> [Exercise details]:
Every line below should be copied exactly; drop the pictures.

** START Provided data **

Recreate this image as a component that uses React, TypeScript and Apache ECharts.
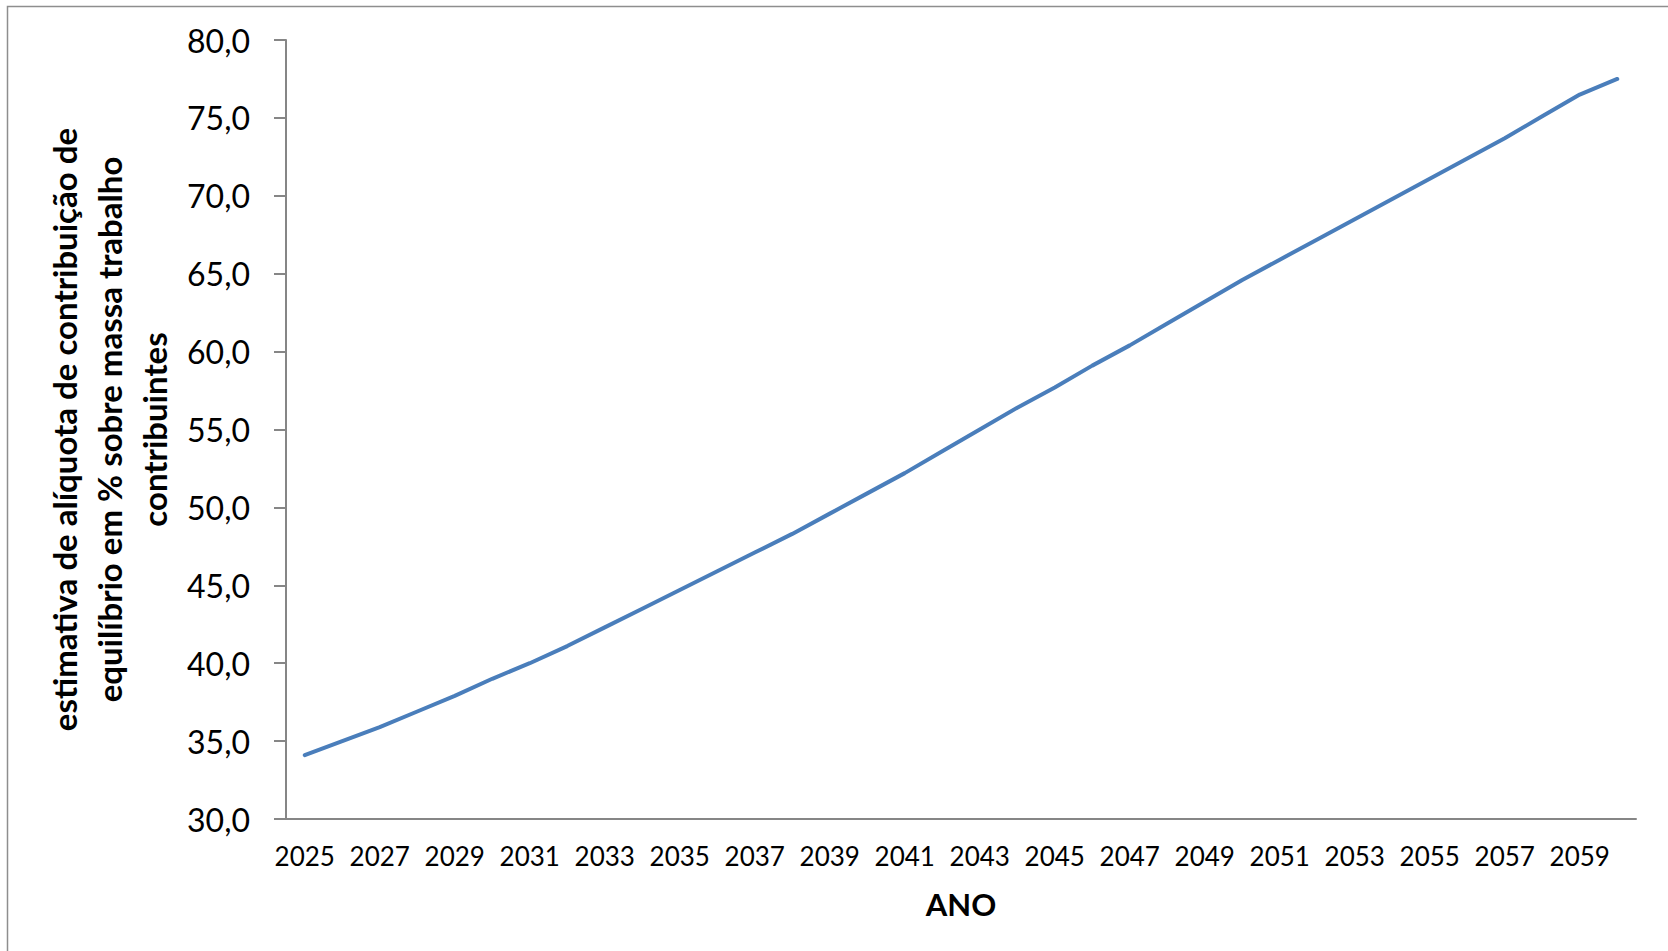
import React, { useEffect, useRef } from "react";
import * as echarts from "echarts";

// Years on the category axis (every year is a point; every other year is labelled)
const years: string[] = [
  "2025", "2026", "2027", "2028", "2029", "2030", "2031", "2032", "2033",
  "2034", "2035", "2036", "2037", "2038", "2039", "2040", "2041", "2042",
  "2043", "2044", "2045", "2046", "2047", "2048", "2049", "2050", "2051",
  "2052", "2053", "2054", "2055", "2056", "2057", "2058", "2059", "2060",
];

// Estimated equilibrium contribution rate (% of contributors' wage mass)
const aliquota: number[] = [
  34.1, 35.0, 35.9, 36.9, 37.9, 39.0, 40.0, 41.1, 42.3, 43.5, 44.7, 45.9,
  47.1, 48.3, 49.6, 50.9, 52.2, 53.6, 55.0, 56.4, 57.7, 59.1, 60.4, 61.8,
  63.2, 64.6, 65.9, 67.2, 68.5, 69.8, 71.1, 72.4, 73.7, 75.1, 76.5, 77.5,
];

const yMin = 30;
const yMax = 80;
const yStep = 5;

const yTitle =
  "estimativa de alíquota de contribuição de\nequilíbrio em % sobre massa trabalho\ncontribuintes";
const xTitle = "ANO";

const AXIS_GRAY = "#868686";
const LINE_BLUE = "#4a7ebb";
const FONT = "Lato, 'Noto Sans', sans-serif";

export default function App() {
  const ref = useRef<HTMLDivElement>(null);

  useEffect(() => {
    if (!ref.current) return;
    const chart = echarts.init(ref.current, undefined, { renderer: "svg" });
    chart.setOption({
      animation: false,
      backgroundColor: "#ffffff",
      grid: { left: 286, right: 32, top: 40, bottom: 132, containLabel: false },
      xAxis: {
        type: "category",
        data: years,
        boundaryGap: true,
        name: xTitle,
        nameLocation: "middle",
        nameGap: 69,
        nameTextStyle: { fontFamily: FONT, fontWeight: "bold", fontSize: 31, color: "#000" },
        axisLine: { show: true, lineStyle: { color: AXIS_GRAY, width: 2 } },
        axisTick: { show: false },
        axisLabel: {
          interval: 1,
          margin: 24,
          fontFamily: FONT,
          fontSize: 26,
          color: "#000",
        },
        splitLine: { show: false },
      },
      yAxis: {
        type: "value",
        min: yMin,
        max: yMax,
        interval: yStep,
        name: yTitle,
        nameLocation: "middle",
        nameRotate: 90,
        nameGap: 108,
        nameTextStyle: {
          fontFamily: FONT,
          fontWeight: "bold",
          fontSize: 33,
          lineHeight: 45,
          color: "#000",
          align: "center",
        },
        axisLine: { show: true, lineStyle: { color: AXIS_GRAY, width: 2 } },
        axisTick: { show: true, inside: false, length: 12, lineStyle: { color: AXIS_GRAY, width: 2 } },
        axisLabel: {
          margin: 36,
          fontFamily: FONT,
          fontSize: 32,
          color: "#000",
          formatter: (v: number) => v.toFixed(1).replace(".", ","),
        },
        splitLine: { show: false },
      },
      series: [
        {
          type: "line",
          data: aliquota,
          showSymbol: false,
          symbol: "none",
          lineStyle: { color: LINE_BLUE, width: 4, cap: "round", join: "round" },
        },
      ],
      graphic: [
        {
          type: "rect",
          silent: true,
          shape: { x: 7.5, y: 6.5, width: 1700, height: 1000 },
          style: { fill: "none", stroke: "#8e8e8e", lineWidth: 1.5 },
        },
      ],
    });
    return () => chart.dispose();
  }, []);

  return (
    <div
      ref={ref}
      style={{ position: "absolute", left: 0, top: 0, width: 1668, height: 951 }}
    />
  );
}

** END Provided data **

> [Exercise output]:
Recreate this image as a component that uses React, TypeScript and Apache ECharts.
import React, { useEffect, useRef } from "react";
import * as echarts from "echarts";

// Years on the category axis (every year is a point; every other year is labelled)
const years: string[] = [
  "2025", "2026", "2027", "2028", "2029", "2030", "2031", "2032", "2033",
  "2034", "2035", "2036", "2037", "2038", "2039", "2040", "2041", "2042",
  "2043", "2044", "2045", "2046", "2047", "2048", "2049", "2050", "2051",
  "2052", "2053", "2054", "2055", "2056", "2057", "2058", "2059", "2060",
];

// Estimated equilibrium contribution rate (% of contributors' wage mass)
const aliquota: number[] = [
  34.1, 35.0, 35.9, 36.9, 37.9, 39.0, 40.0, 41.1, 42.3, 43.5, 44.7, 45.9,
  47.1, 48.3, 49.6, 50.9, 52.2, 53.6, 55.0, 56.4, 57.7, 59.1, 60.4, 61.8,
  63.2, 64.6, 65.9, 67.2, 68.5, 69.8, 71.1, 72.4, 73.7, 75.1, 76.5, 77.5,
];

const yMin = 30;
const yMax = 80;
const yStep = 5;

const yTitle =
  "estimativa de alíquota de contribuição de\nequilíbrio em % sobre massa trabalho\ncontribuintes";
const xTitle = "ANO";

const AXIS_GRAY = "#868686";
const LINE_BLUE = "#4a7ebb";
const FONT = "Lato, 'Noto Sans', sans-serif";

export default function App() {
  const ref = useRef<HTMLDivElement>(null);

  useEffect(() => {
    if (!ref.current) return;
    const chart = echarts.init(ref.current, undefined, { renderer: "svg" });
    chart.setOption({
      animation: false,
      backgroundColor: "#ffffff",
      grid: { left: 286, right: 32, top: 40, bottom: 132, containLabel: false },
      xAxis: {
        type: "category",
        data: years,
        boundaryGap: true,
        name: xTitle,
        nameLocation: "middle",
        nameGap: 69,
        nameTextStyle: { fontFamily: FONT, fontWeight: "bold", fontSize: 31, color: "#000" },
        axisLine: { show: true, lineStyle: { color: AXIS_GRAY, width: 2 } },
        axisTick: { show: false },
        axisLabel: {
          interval: 1,
          margin: 24,
          fontFamily: FONT,
          fontSize: 26,
          color: "#000",
        },
        splitLine: { show: false },
      },
      yAxis: {
        type: "value",
        min: yMin,
        max: yMax,
        interval: yStep,
        name: yTitle,
        nameLocation: "middle",
        nameRotate: 90,
        nameGap: 108,
        nameTextStyle: {
          fontFamily: FONT,
          fontWeight: "bold",
          fontSize: 33,
          lineHeight: 45,
          color: "#000",
          align: "center",
        },
        axisLine: { show: true, lineStyle: { color: AXIS_GRAY, width: 2 } },
        axisTick: { show: true, inside: false, length: 12, lineStyle: { color: AXIS_GRAY, width: 2 } },
        axisLabel: {
          margin: 36,
          fontFamily: FONT,
          fontSize: 32,
          color: "#000",
          formatter: (v: number) => v.toFixed(1).replace(".", ","),
        },
        splitLine: { show: false },
      },
      series: [
        {
          type: "line",
          data: aliquota,
          showSymbol: false,
          symbol: "none",
          lineStyle: { color: LINE_BLUE, width: 4, cap: "round", join: "round" },
        },
      ],
      graphic: [
        {
          type: "rect",
          silent: true,
          shape: { x: 7.5, y: 6.5, width: 1700, height: 1000 },
          style: { fill: "none", stroke: "#8e8e8e", lineWidth: 1.5 },
        },
      ],
    });
    return () => chart.dispose();
  }, []);

  return (
    <div
      ref={ref}
      style={{ position: "absolute", left: 0, top: 0, width: 1668, height: 951 }}
    />
  );
}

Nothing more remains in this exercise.